** PROVIDED MATERIAL **
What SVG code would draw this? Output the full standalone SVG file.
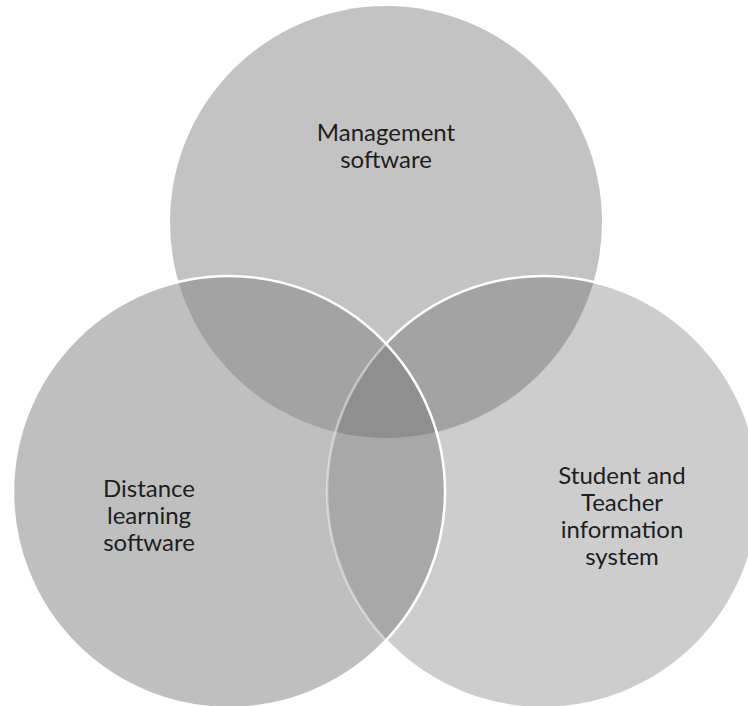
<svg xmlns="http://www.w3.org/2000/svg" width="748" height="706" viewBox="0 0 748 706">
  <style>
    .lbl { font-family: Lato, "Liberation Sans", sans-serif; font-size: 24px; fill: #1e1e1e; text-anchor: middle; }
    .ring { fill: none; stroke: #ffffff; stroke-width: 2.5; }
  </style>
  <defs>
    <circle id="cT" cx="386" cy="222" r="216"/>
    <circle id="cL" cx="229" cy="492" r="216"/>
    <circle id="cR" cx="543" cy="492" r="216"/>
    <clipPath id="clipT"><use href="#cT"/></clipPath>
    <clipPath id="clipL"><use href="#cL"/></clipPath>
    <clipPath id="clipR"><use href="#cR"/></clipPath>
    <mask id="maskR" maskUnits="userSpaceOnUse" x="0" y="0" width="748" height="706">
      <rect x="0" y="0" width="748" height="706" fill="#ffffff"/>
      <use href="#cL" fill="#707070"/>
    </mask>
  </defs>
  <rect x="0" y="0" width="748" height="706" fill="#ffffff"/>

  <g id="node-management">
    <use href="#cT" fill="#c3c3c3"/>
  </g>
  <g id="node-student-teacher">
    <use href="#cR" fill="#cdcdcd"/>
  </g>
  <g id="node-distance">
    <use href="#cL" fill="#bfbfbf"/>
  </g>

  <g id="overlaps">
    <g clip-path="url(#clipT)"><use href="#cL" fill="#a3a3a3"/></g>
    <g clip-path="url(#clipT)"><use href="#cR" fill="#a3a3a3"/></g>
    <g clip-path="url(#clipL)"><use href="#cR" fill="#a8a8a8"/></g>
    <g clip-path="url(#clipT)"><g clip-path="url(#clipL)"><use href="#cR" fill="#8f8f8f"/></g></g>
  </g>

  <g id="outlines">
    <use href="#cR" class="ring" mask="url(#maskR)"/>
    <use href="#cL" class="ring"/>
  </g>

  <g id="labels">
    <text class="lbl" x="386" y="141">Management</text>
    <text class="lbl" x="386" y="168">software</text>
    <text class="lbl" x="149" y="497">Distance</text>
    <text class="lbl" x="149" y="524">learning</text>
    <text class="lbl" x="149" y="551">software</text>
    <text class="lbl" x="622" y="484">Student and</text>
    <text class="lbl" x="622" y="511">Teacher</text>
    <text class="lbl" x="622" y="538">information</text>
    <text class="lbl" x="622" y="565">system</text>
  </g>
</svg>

** TASK TO CARRY OUT **
Give back every line exactly as it stands, pictures excluded.

** REPLY TO THE TASK **
What SVG code would draw this? Output the full standalone SVG file.
<svg xmlns="http://www.w3.org/2000/svg" width="748" height="706" viewBox="0 0 748 706">
  <style>
    .lbl { font-family: Lato, "Liberation Sans", sans-serif; font-size: 24px; fill: #1e1e1e; text-anchor: middle; }
    .ring { fill: none; stroke: #ffffff; stroke-width: 2.5; }
  </style>
  <defs>
    <circle id="cT" cx="386" cy="222" r="216"/>
    <circle id="cL" cx="229" cy="492" r="216"/>
    <circle id="cR" cx="543" cy="492" r="216"/>
    <clipPath id="clipT"><use href="#cT"/></clipPath>
    <clipPath id="clipL"><use href="#cL"/></clipPath>
    <clipPath id="clipR"><use href="#cR"/></clipPath>
    <mask id="maskR" maskUnits="userSpaceOnUse" x="0" y="0" width="748" height="706">
      <rect x="0" y="0" width="748" height="706" fill="#ffffff"/>
      <use href="#cL" fill="#707070"/>
    </mask>
  </defs>
  <rect x="0" y="0" width="748" height="706" fill="#ffffff"/>

  <g id="node-management">
    <use href="#cT" fill="#c3c3c3"/>
  </g>
  <g id="node-student-teacher">
    <use href="#cR" fill="#cdcdcd"/>
  </g>
  <g id="node-distance">
    <use href="#cL" fill="#bfbfbf"/>
  </g>

  <g id="overlaps">
    <g clip-path="url(#clipT)"><use href="#cL" fill="#a3a3a3"/></g>
    <g clip-path="url(#clipT)"><use href="#cR" fill="#a3a3a3"/></g>
    <g clip-path="url(#clipL)"><use href="#cR" fill="#a8a8a8"/></g>
    <g clip-path="url(#clipT)"><g clip-path="url(#clipL)"><use href="#cR" fill="#8f8f8f"/></g></g>
  </g>

  <g id="outlines">
    <use href="#cR" class="ring" mask="url(#maskR)"/>
    <use href="#cL" class="ring"/>
  </g>

  <g id="labels">
    <text class="lbl" x="386" y="141">Management</text>
    <text class="lbl" x="386" y="168">software</text>
    <text class="lbl" x="149" y="497">Distance</text>
    <text class="lbl" x="149" y="524">learning</text>
    <text class="lbl" x="149" y="551">software</text>
    <text class="lbl" x="622" y="484">Student and</text>
    <text class="lbl" x="622" y="511">Teacher</text>
    <text class="lbl" x="622" y="538">information</text>
    <text class="lbl" x="622" y="565">system</text>
  </g>
</svg>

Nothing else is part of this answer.